Git's existing rename detector is undergoing some changes to make it better. The exact details are not required here: all we need to know is that it will say that some files are renamed, so are "the same" file, even if they have different names. Other files are automatically "the same" file because they have the same names.
For each paired-up file, the difference engine produces a set of changes that will make the left-side file become the right-side file. The rename detector produces rename operations that are required to be executed first. Files that are new in the right are called added, and files that existed in the left side commit, but do not exist in the right side commit, are deleted.
Hence, the diff-of-pair-of-commits results in:
- files to rename (from old-name to new-name)
- files to add
- files to delete
plus some sets of changes for files that exist in both commits, as required.
Merging, given a merge base
Given a single merge base commit, both the resolve and recursive proceed in the same way:
- Diff the merge base against
HEAD, with rename detection enabled. These are our changes.

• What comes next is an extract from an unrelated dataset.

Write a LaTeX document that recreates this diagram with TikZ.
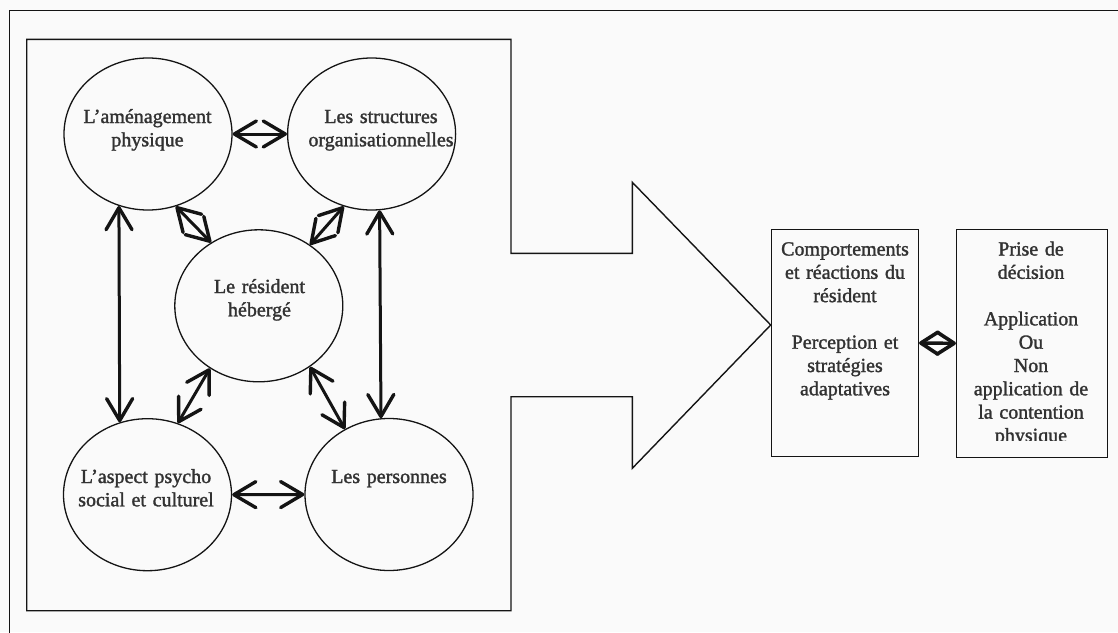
\documentclass[tikz,border=0pt]{standalone}
\usepackage{fontspec}
\setmainfont{Liberation Serif}[FakeBold=1.5]
\usetikzlibrary{arrows.meta,shapes.geometric}
\definecolor{bgc}{RGB}{250,250,250}
\definecolor{ink}{RGB}{20,20,20}
\definecolor{txt}{RGB}{50,50,50}
\begin{document}
\begin{tikzpicture}[x=1pt,y=-1pt,
  bub/.style={ellipse,draw=ink,line width=1.3pt,minimum width=168pt,minimum height=152pt,inner sep=0pt},
  lbl/.style={text width=175pt,align=center,anchor=base,inner sep=0pt,font=\fontsize{20}{23.3}\selectfont,text=txt},
  boxlbl/.style={text width=150pt,align=center,anchor=base,inner sep=0pt,font=\fontsize{20}{23.3}\selectfont,text=txt},
  panel/.style={draw=ink,line width=1.5pt,inner sep=0pt},
  barb/.tip={Straight Barb[length=22pt,width=26pt,line width=3.4pt,round]},
  sbarb/.tip={Straight Barb[length=17pt,width=22pt,line width=3.6pt,round]},
  link/.style={draw=ink,line width=3pt,line cap=round,barb-barb},
  smalllink/.style={draw=ink,line width=3.4pt,sbarb-sbarb}
  ]
\useasboundingbox (0,0) rectangle (1118,632);
\fill[bgc] (0,0) rectangle (1118,632);
% outer frame (cropped scan)
\draw[ink,line width=1pt] (9,640) -- (9,10.7) -- (1125,10.7);
% big arrow outline
\coordinate (tip) at (770.7,325);
\draw[ink,line width=1.4pt,line join=miter]
  (26.7,39.3) -- (511,39.3) -- (511,253.3) -- (632.3,253.3) -- (632.3,182.3)
  -- (tip) -- (632.3,468.3) -- (632.3,396.7) -- (511,396.7) -- (511,610.7)
  -- (26.7,610.7) -- cycle;
% circles
\node[bub] (amen) at (148,134) {};
\node[bub] (struct) at (371.6,134) {};
\node[bub] (res) at (258.8,305.8) {};
\node[bub] (aspect) at (147.5,494.7) {};
\node[bub] (pers) at (389,494.5) {};
% circle texts
\node[lbl] (tamen) at (147.5,123) {L’aménagement\\physique};
\node[lbl] (tstruct) at (381,123) {Les structures\\organisationnelles};
\node[lbl] (tres) at (259.5,293) {Le résident\\hébergé};
\node[lbl] (taspect) at (146,483) {L’aspect psycho\\social et culturel};
\node[lbl] (tpers) at (389,483) {Les personnes};
% connectors between circles
\draw[link] (amen.east) -- (struct.west);
\draw[link] (aspect.east) -- (pers.west);
\draw[link] (amen.248.65) -- (aspect.111.35);
\draw[link] (struct.276.3) -- (pers.96.8);
\draw[link] (amen.291.9) -- (res.127.3);
\draw[link] (struct.249.75) -- (res.50.2);
\draw[link] (res.232.4) -- (aspect.67.7);
\draw[link] (res.310.1) -- (pers.124.2);
% right boxes
\node[panel,minimum width=146.6pt,minimum height=227.4pt] (comp) at (845,343) {};
\node[panel,minimum width=150.6pt,minimum height=228pt] (dec) at (1032,343.3) {};
\node[boxlbl] (tcomp) at (845,255.5) {Comportements\\et réactions du\\résident\\[23.3pt]Perception et\\stratégies\\adaptatives};
\begin{scope}
\clip (956.7,229.3) rectangle (1107.3,440.3);
\node[boxlbl] (tdec) at (1031,255.5) {Prise de\\décision\\[23.3pt]Application\\Ou\\Non\\application de\\la contention\\physique};
\end{scope}
\draw[smalllink] (comp.east) -- (dec.west);
\end{tikzpicture}
\end{document}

- Diff the merge base against the other commit, with rename detection enabled. These are their changes.
- Combine the changes.
"Combining" requires addressing both high-level changes, such as rename, add, and delete, and low-level changes within a single file. The file to which combined changes will be applied is the file from the merge base. That guarantees that the result works in all cases.
For instance, suppose we renamed a file and they modified the file we renamed. The combined changes say, in effect, at the end, rename file base.ext to head.ext; meanwhile, change line 17 of base.ext. So we'll change line 17, and rename the file, capturing both actions.
High level operations can conflict! For instance, if we rename a file and they delete it, that is a high level conflict. If both we and they rename a file, that is a conflict unless we both chose the same final name. If both we and they delete a file, that combines well with the obvious result.
Low level changes can also conflict. A conflict occurs if we and they both modify the same lines in different ways, or if our changes and their changes "touch" at either edge. For instance, if we replace lines 9 and 10 (delete 2 lines after line 8 and insert 2 lines after line 8) and they replace lines 11 and 12, our changes abut. Out of general caution, calls this a conflict.
Of course, if we and they make the same changes to the same original lines, that is not a conflict. Git simply takes one copy of those changes.
The extended option -Xours or -Xtheirs resolves low level conflicts by choosing one side (ours or theirs) to take, ignoring the other side. This works only for low level conflicts. Logically, it could apply to high level conflicts too, but it just doesn't.
Having combined all of our and their changes, Git will apply the combined changes to the snapshot found in the merge base commit. The resulting files can be committed automatically if there are no conflicts. This is the default action for these merges; use --no-commit to suppress this default commit.
When merge-recursive uses an inner merge to make a merge base commit, it forcibly commits the result even if there are merge conflicts. You do not get to see what it did with these conflicts, except in whatever shows up in the merge base when your (outer) merge has a conflict as well. (In this case, the merge-base copy of the file is available in index slot 1. Also, if you set merge.conflictStyle to diff3, each work-tree copy of a conflicted file will show the text from the merge base, complete with conflict markers.)